Stories28th October 2020
When going on holiday most of us are quick to jump on a plane figuring it’s going to be the quickest way to our destination, but actually once you break it down, is it?
Depending on where you live in the UK the first port of call is usually Calais to cross over to France on either the Eurotunnel or the ferry. This can range anywhere between £40-£100+ depending on when you’re travelling and how far in advance you book your ticket. The Eurotunnel takes just 35 minutes from Folkstone to Calais!
Depending on your vehicle you’ll probably spend around £80-£100 in petrol. You need to factor in a little more if you’d like to stop more along the way and visit other off-route places. You will also pass through several tolls that total around 80 euros but if you have 3-4 of you in a car it can often work out cheaper than flying
You have the option to choose when you leave and choose your own pace. Fancy taking a side stop in a French city you’ve always wanted to visit? Stay in a nice chateaux? Or even just to use that boot space to stock up on some delicious French cheese and wine to take home on the return leg.. Why not take a visit to the vineyards of the Côte-d’Or and sample some of the best Pinot Noir and Chardonnay wines in the world? Beaune is a good place to stay overnight for this. Or if you’re feeling brave you could even take a visit to the capital en route.
Depending on the size of vehicle & number of passengers, you can pack the car full to the brim of your own own ski equipment & luggage and avoid what would have been extra airline baggage fees. Just make sure you leave enough room for the passengers..
If taking your own car make sure you’ve got your driving licence, log book, snow chains and appropriate insurance to cover your stay abroad. You will also need to have a UK sticker on your car and carry reflective jackets for all passengers, a warning triangle and two NF-approved breathalysers.
Please note it is now the law to carry snow chains or have winter tyres on your vehicle.
With recent world events in mind driving now appeals to a wider audience. It’s the only way you can travel directly from your home to your accommodation in the Alps without being in direct contact with a single person. You also have the option of your own transport when you arrive in your destination and if you desire can avoid public transport all together. This can be particularly handy for stocking up on food supplies in supermarkets down the mountain where they are cheaper than in the mountain resorts.
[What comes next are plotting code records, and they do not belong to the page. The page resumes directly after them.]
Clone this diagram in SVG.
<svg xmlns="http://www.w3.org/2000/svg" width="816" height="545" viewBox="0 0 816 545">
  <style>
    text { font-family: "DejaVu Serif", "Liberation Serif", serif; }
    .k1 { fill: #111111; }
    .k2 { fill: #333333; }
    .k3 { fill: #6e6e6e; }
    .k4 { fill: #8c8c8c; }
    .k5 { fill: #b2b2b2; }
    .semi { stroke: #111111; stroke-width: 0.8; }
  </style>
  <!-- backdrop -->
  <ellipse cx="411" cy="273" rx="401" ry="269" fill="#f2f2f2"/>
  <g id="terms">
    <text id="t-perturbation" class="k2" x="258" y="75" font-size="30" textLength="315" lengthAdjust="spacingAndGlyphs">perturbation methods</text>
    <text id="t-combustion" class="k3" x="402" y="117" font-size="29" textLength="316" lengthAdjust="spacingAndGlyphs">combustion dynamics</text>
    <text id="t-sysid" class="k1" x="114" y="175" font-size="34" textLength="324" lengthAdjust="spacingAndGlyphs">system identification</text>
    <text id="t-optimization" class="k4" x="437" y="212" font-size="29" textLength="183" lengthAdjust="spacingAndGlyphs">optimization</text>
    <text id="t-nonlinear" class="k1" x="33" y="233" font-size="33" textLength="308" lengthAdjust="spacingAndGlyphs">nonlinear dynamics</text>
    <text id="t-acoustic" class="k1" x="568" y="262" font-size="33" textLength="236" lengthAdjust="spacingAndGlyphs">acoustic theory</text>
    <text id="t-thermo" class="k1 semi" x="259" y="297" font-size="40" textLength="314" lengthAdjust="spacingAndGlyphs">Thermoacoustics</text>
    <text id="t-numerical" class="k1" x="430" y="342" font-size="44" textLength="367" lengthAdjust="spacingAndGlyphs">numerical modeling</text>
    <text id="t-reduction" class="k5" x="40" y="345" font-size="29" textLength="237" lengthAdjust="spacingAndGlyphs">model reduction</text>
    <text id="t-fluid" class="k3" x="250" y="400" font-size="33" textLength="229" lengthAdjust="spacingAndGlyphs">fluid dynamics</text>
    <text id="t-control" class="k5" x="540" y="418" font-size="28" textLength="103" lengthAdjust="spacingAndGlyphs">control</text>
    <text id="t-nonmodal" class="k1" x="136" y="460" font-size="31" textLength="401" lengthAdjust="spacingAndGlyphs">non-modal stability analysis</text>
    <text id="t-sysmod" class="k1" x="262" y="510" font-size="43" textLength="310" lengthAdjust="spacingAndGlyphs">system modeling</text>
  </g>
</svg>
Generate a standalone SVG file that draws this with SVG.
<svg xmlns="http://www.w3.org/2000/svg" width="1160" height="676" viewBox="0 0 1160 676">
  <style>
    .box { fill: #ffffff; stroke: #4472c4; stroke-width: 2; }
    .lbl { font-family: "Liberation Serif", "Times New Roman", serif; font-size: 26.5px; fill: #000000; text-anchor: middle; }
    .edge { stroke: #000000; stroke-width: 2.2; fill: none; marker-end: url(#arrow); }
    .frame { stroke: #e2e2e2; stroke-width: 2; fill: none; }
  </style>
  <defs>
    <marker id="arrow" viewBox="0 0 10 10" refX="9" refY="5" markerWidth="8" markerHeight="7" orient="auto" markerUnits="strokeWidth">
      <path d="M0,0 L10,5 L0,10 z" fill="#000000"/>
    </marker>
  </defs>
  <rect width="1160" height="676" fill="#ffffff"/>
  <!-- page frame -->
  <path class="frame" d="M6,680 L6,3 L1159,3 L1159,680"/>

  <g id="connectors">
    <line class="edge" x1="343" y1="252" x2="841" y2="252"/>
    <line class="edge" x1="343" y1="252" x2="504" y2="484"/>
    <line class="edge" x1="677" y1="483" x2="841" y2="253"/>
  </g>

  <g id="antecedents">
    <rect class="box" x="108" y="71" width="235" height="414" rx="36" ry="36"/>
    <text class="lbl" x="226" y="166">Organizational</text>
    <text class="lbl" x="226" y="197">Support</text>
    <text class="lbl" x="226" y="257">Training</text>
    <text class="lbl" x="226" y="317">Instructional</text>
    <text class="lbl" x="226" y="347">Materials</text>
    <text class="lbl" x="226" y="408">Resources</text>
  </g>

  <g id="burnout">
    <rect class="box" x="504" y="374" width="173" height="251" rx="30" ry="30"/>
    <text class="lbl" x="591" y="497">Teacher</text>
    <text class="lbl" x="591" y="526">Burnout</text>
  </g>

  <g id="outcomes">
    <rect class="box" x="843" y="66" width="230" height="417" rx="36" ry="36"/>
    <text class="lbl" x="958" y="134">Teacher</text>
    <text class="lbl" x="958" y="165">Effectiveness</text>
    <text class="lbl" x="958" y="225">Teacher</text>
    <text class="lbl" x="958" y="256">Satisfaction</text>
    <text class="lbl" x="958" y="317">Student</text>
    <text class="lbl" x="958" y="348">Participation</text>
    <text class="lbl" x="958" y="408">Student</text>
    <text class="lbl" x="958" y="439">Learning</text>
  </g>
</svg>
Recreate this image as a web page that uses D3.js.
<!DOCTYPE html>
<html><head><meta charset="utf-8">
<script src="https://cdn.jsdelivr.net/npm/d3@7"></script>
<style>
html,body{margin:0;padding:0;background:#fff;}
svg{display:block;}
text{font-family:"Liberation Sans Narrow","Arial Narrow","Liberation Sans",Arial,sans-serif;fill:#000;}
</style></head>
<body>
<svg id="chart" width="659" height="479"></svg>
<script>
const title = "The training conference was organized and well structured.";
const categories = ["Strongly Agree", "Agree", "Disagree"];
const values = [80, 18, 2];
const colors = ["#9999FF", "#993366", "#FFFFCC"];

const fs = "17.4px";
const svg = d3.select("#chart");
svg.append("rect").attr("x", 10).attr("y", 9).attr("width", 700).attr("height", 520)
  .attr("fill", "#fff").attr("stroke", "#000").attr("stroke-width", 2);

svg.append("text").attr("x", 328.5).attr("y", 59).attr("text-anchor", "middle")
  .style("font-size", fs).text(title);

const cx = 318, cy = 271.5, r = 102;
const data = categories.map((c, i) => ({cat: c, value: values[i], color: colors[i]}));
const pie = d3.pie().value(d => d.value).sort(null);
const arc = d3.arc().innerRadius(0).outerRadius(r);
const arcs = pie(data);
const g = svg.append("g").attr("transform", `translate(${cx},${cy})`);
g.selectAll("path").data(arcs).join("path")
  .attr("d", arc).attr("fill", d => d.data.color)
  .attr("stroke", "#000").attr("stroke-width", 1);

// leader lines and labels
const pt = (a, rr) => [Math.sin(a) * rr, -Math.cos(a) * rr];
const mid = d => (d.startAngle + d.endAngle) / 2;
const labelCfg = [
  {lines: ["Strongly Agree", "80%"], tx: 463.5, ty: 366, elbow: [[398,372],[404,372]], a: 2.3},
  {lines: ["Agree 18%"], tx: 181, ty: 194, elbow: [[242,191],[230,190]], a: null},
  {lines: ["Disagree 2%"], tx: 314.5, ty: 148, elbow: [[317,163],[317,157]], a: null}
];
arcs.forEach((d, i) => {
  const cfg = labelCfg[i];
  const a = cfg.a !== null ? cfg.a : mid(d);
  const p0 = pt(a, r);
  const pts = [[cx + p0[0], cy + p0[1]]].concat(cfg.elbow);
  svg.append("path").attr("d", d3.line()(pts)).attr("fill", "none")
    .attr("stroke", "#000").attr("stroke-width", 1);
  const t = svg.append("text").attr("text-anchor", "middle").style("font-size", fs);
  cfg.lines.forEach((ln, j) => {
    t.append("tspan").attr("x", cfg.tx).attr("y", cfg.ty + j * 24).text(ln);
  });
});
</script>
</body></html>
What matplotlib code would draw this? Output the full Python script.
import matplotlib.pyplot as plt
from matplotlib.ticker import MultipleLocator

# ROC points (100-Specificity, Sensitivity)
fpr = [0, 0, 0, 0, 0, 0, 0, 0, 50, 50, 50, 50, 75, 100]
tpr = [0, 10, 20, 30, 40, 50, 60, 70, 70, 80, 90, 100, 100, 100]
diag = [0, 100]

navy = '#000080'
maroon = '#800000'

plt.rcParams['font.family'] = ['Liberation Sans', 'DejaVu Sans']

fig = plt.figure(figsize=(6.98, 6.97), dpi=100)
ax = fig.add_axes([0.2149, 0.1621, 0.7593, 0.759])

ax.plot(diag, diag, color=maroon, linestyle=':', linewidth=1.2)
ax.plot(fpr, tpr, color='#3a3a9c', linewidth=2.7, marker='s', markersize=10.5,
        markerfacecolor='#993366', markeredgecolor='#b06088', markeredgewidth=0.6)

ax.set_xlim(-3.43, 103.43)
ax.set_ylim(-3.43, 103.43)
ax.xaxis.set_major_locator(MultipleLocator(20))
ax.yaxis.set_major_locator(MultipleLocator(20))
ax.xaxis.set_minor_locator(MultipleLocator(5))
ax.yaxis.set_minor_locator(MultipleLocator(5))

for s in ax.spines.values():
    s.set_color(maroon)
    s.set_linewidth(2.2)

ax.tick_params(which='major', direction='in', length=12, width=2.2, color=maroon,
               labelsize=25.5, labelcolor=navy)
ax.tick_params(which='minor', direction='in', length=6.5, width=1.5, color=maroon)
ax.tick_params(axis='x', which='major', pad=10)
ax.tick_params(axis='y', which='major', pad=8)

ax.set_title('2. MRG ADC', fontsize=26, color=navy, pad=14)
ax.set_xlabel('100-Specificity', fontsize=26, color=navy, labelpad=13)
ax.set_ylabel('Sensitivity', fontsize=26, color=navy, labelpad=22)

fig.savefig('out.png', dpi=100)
We asked some of our loyal Alpoholics guests, Anina & Rob, to share their thoughts and experiences on driving out to La Plagne for the first time last Winter (dog included!)
What first made you decide to drive rather than fly to La Plagne?
We wanted to take the dog with us so thought we’d try the drive. This also allowed us to decide when to travel to avoid traffic en route where possible – especially the road up to the Alps. Plus we could bring all our ski gear for no added cost.
Tell us about your journey, did you power through or stop off en-route?
The journey was much better than I imagined. It was easy and relaxing. We had the dog so we decided to stop off en route. We found a couple of stunning dog friendly chateaux’s to stay overnight in. We were able to see much more of the history and sights, and sample more Champagne than we ever could flying. The Eurostar was very easy, the motorways quiet and we arrived relaxed and already having started our holiday. Had the traffic been bad (as it is on some weekends) we would have been able to avoid this by driving at a different time.
Would you recommend it to people?
Absolutely. I would do it every time from now on. When you take into account the check in time and the hanging around at the airport, overall it doesn’t take more time and can be cheaper and more convenient. Probably best if you’ve got someone to share the driving with, to avoid getting over tired. Plus being able to bring back cheese and wine and see some of the rest of France was brilliant.